Nine miles into Illinois on US 50 we find Red Hills State Park, a large, beautiful park with camp sites and picnic places scattered throughout. The park is heavily wooded and on a lake where I see a lot of fishermen trying their luck. The trees are green and it is warm enough for a picnic. We select a quiet site for lunch. Later, we take a short walk through the woods to the lake. Then it is time to pack up again and continue our journey.
Olney, Illinois, claims that one can see white squirrels in their city park. These pink-eyed, bushy tailed creatures have been members of the community for a long time.
In Odin, Illinois, on US 50 we find the Lincoln Trail Antique Shop.
If you are looking for antiques, vintage wedding
invitations, old lamps or just that special item, you will find it here.

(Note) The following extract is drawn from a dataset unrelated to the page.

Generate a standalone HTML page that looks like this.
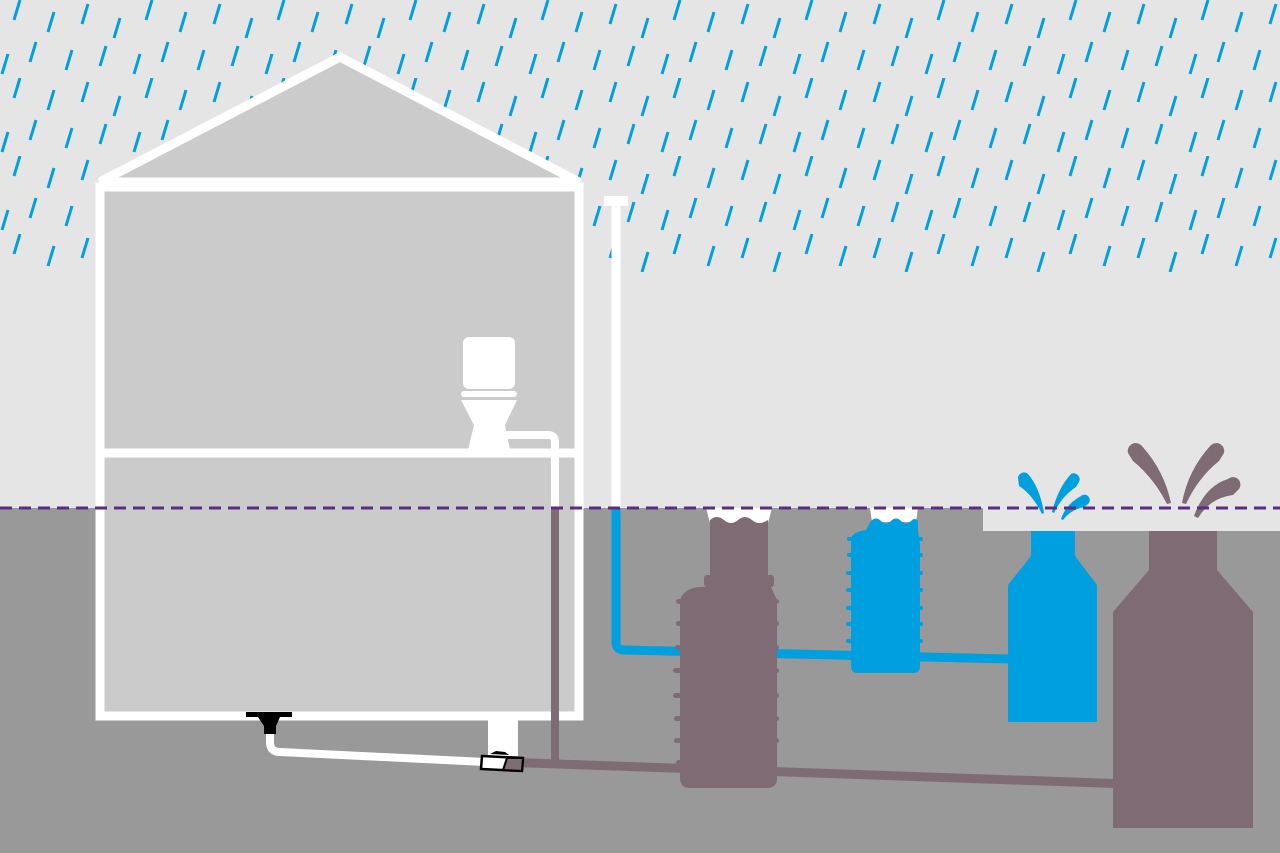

At the antique shop, we meet Lou Campbell. He is a character out of the West. I dont know if I can believe him, but he claims that he runs antiques from Illinois to Virginia. If you have seen him, please let us know.
Ten miles east of Salem we pass through a little town named Iuka. The pictures "Halfway Tavern" claims that Abe Lincoln stopped here as many other travels did.
In early 1800s stagecoach passengers reached in Salem, Illinois, "Gateway of Little Egypt" the half-way point between St. Louis and Vincennes. Oil was discovered in 1930s and transformed this small town. Today it is a prosperous city with a rich heritage. You may want to visit the Lemen-Frakes House at 321 South Franklin Ave. Built in 1842, it is the oldest home in Salem.
Carlyle Lake is Illinois largest lake. We stop to see if space is available to stay overnight. Camping facilities at the West Dam are better than other facilities around the lake. Sorry to say, West Dam is occupied, so we decide to continue down US 50. We forgot that today is Saturday. Most campgrounds are occupied on weekends, but are vacant during the week.
We stop in Breese at the Knotty Pine Inn. It is very clean and the price is very reasonable. The Knotty Pine also operates a restaurant which is patronized by local townspeople. We can confirm the food tastes good, prices are very reasonable and the place is clean. Their motto is to serve excellent food.
The next town is Aviston. The Aviston Elementary School has a very impressive homepage. Mr. Jason Rakers is a teacher and has put together information on the History of Aviston that dates back to 1812.
We follow the old US 50 towards St. Louis. As we enter East St. Louis, we see the Gateway Arch in the distance. It is called the Gateway to the West. Many people here consider that once you have crossed the Mississippi, you are in the Westeven if this is not the area of the Continental Divide or the half-way mark of the United States.
From the distance we admire the engineering wonder that rises 630 feet into the air. The Arch is higher than the skyscrapers of St. Louis. We bypass St. Louis on our north and now come to the point where US 50 crosses the Mississippi River into Missouri.